# DATA
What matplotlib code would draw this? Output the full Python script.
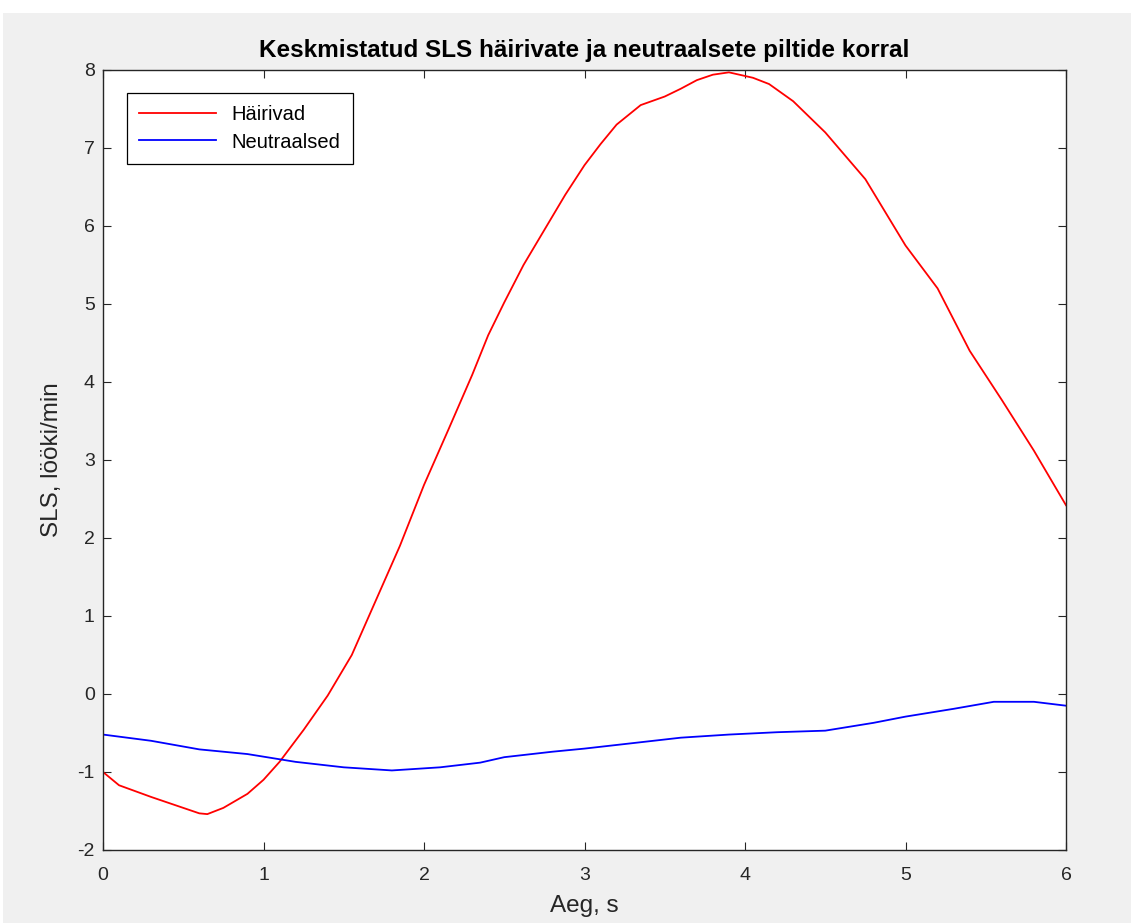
import numpy as np
import matplotlib
matplotlib.use("Agg")
import matplotlib.pyplot as plt
from matplotlib.patches import Rectangle

plt.rcParams['font.family'] = ['Liberation Sans', 'DejaVu Sans']
plt.rcParams['axes.unicode_minus'] = False

t_hairivad = [0, 0.1, 0.3, 0.5, 0.6, 0.65, 0.75, 0.9, 1.0, 1.1, 1.25, 1.4, 1.55, 1.7, 1.85,
              2.0, 2.15, 2.3, 2.4, 2.5, 2.62, 2.75, 2.88, 3.0, 3.1, 3.2, 3.35, 3.5, 3.6,
              3.7, 3.8, 3.9, 4.05, 4.15, 4.3, 4.5, 4.75, 5.0, 5.2, 5.4, 5.6, 5.8, 6.0]
sls_hairivad = [-1.0, -1.17, -1.32, -1.46, -1.53, -1.54, -1.46, -1.28, -1.10, -0.87, -0.46,
                -0.02, 0.5, 1.2, 1.9, 2.68, 3.38, 4.09, 4.6, 5.02, 5.5, 5.95, 6.4, 6.78,
                7.05, 7.3, 7.55, 7.66, 7.76, 7.87, 7.94, 7.97, 7.9, 7.82, 7.6, 7.2, 6.6,
                5.75, 5.2, 4.4, 3.77, 3.12, 2.42]

t_neutraalsed = [0, 0.3, 0.6, 0.9, 1.2, 1.5, 1.8, 2.1, 2.35, 2.5, 2.8, 3.0, 3.3, 3.6, 3.9,
                 4.2, 4.5, 4.8, 5.0, 5.3, 5.55, 5.8, 6.0]
sls_neutraalsed = [-0.52, -0.6, -0.71, -0.77, -0.87, -0.94, -0.98, -0.94, -0.88, -0.81, -0.74,
                   -0.7, -0.63, -0.56, -0.52, -0.49, -0.47, -0.37, -0.29, -0.19, -0.1, -0.1, -0.15]

fig = plt.figure(figsize=(11.31, 9.23), dpi=100, facecolor='white')
fig.patches.append(Rectangle((3 / 1131, 0), 1, 1 - 13 / 923, transform=fig.transFigure,
                             facecolor='#f0f0f0', edgecolor='none', zorder=-10))
ax = fig.add_axes([103 / 1131, 1 - 850 / 923, 963 / 1131, 780 / 923])

ax.plot(t_hairivad, sls_hairivad, color='red', lw=1.3, label='Häirivad')
ax.plot(t_neutraalsed, sls_neutraalsed, color='blue', lw=1.3, label='Neutraalsed')

ax.set_xlim(0, 6)
ax.set_ylim(-2, 8)
ax.set_xticks(range(0, 7))
ax.set_yticks(range(-2, 9))
ax.tick_params(direction='in', top=True, right=True, length=6, labelsize=14,
               colors='#262626')
ax.tick_params(axis='x', pad=12)
ax.tick_params(axis='y', pad=6)
for s in ax.spines.values():
    s.set_color('#262626')
    s.set_linewidth(1.0)

ax.set_title('Keskmistatud SLS häirivate ja neutraalsete piltide korral',
             fontsize=17.5, fontweight='bold', pad=9)
ax.set_xlabel('Aeg, s', fontsize=17.5, color='#262626', labelpad=8)
ax.set_ylabel('SLS, lööki/min', fontsize=17.5, color='#262626', labelpad=10)

leg = ax.legend(loc='upper left', bbox_to_anchor=(0.025, 0.97), fontsize=14.5,
                fancybox=False, edgecolor='black', framealpha=1, handlelength=3.8,
                borderpad=0.6, labelspacing=0.4, borderaxespad=0)
leg.get_frame().set_linewidth(0.9)

fig.savefig('out.png', dpi=100)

# WORK TO DO
Repeat the data exactly in full, omitting its pictures.

# OUTPUT FOR THIS EXERCISE
What matplotlib code would draw this? Output the full Python script.
import numpy as np
import matplotlib
matplotlib.use("Agg")
import matplotlib.pyplot as plt
from matplotlib.patches import Rectangle

plt.rcParams['font.family'] = ['Liberation Sans', 'DejaVu Sans']
plt.rcParams['axes.unicode_minus'] = False

t_hairivad = [0, 0.1, 0.3, 0.5, 0.6, 0.65, 0.75, 0.9, 1.0, 1.1, 1.25, 1.4, 1.55, 1.7, 1.85,
              2.0, 2.15, 2.3, 2.4, 2.5, 2.62, 2.75, 2.88, 3.0, 3.1, 3.2, 3.35, 3.5, 3.6,
              3.7, 3.8, 3.9, 4.05, 4.15, 4.3, 4.5, 4.75, 5.0, 5.2, 5.4, 5.6, 5.8, 6.0]
sls_hairivad = [-1.0, -1.17, -1.32, -1.46, -1.53, -1.54, -1.46, -1.28, -1.10, -0.87, -0.46,
                -0.02, 0.5, 1.2, 1.9, 2.68, 3.38, 4.09, 4.6, 5.02, 5.5, 5.95, 6.4, 6.78,
                7.05, 7.3, 7.55, 7.66, 7.76, 7.87, 7.94, 7.97, 7.9, 7.82, 7.6, 7.2, 6.6,
                5.75, 5.2, 4.4, 3.77, 3.12, 2.42]

t_neutraalsed = [0, 0.3, 0.6, 0.9, 1.2, 1.5, 1.8, 2.1, 2.35, 2.5, 2.8, 3.0, 3.3, 3.6, 3.9,
                 4.2, 4.5, 4.8, 5.0, 5.3, 5.55, 5.8, 6.0]
sls_neutraalsed = [-0.52, -0.6, -0.71, -0.77, -0.87, -0.94, -0.98, -0.94, -0.88, -0.81, -0.74,
                   -0.7, -0.63, -0.56, -0.52, -0.49, -0.47, -0.37, -0.29, -0.19, -0.1, -0.1, -0.15]

fig = plt.figure(figsize=(11.31, 9.23), dpi=100, facecolor='white')
fig.patches.append(Rectangle((3 / 1131, 0), 1, 1 - 13 / 923, transform=fig.transFigure,
                             facecolor='#f0f0f0', edgecolor='none', zorder=-10))
ax = fig.add_axes([103 / 1131, 1 - 850 / 923, 963 / 1131, 780 / 923])

ax.plot(t_hairivad, sls_hairivad, color='red', lw=1.3, label='Häirivad')
ax.plot(t_neutraalsed, sls_neutraalsed, color='blue', lw=1.3, label='Neutraalsed')

ax.set_xlim(0, 6)
ax.set_ylim(-2, 8)
ax.set_xticks(range(0, 7))
ax.set_yticks(range(-2, 9))
ax.tick_params(direction='in', top=True, right=True, length=6, labelsize=14,
               colors='#262626')
ax.tick_params(axis='x', pad=12)
ax.tick_params(axis='y', pad=6)
for s in ax.spines.values():
    s.set_color('#262626')
    s.set_linewidth(1.0)

ax.set_title('Keskmistatud SLS häirivate ja neutraalsete piltide korral',
             fontsize=17.5, fontweight='bold', pad=9)
ax.set_xlabel('Aeg, s', fontsize=17.5, color='#262626', labelpad=8)
ax.set_ylabel('SLS, lööki/min', fontsize=17.5, color='#262626', labelpad=10)

leg = ax.legend(loc='upper left', bbox_to_anchor=(0.025, 0.97), fontsize=14.5,
                fancybox=False, edgecolor='black', framealpha=1, handlelength=3.8,
                borderpad=0.6, labelspacing=0.4, borderaxespad=0)
leg.get_frame().set_linewidth(0.9)

fig.savefig('out.png', dpi=100)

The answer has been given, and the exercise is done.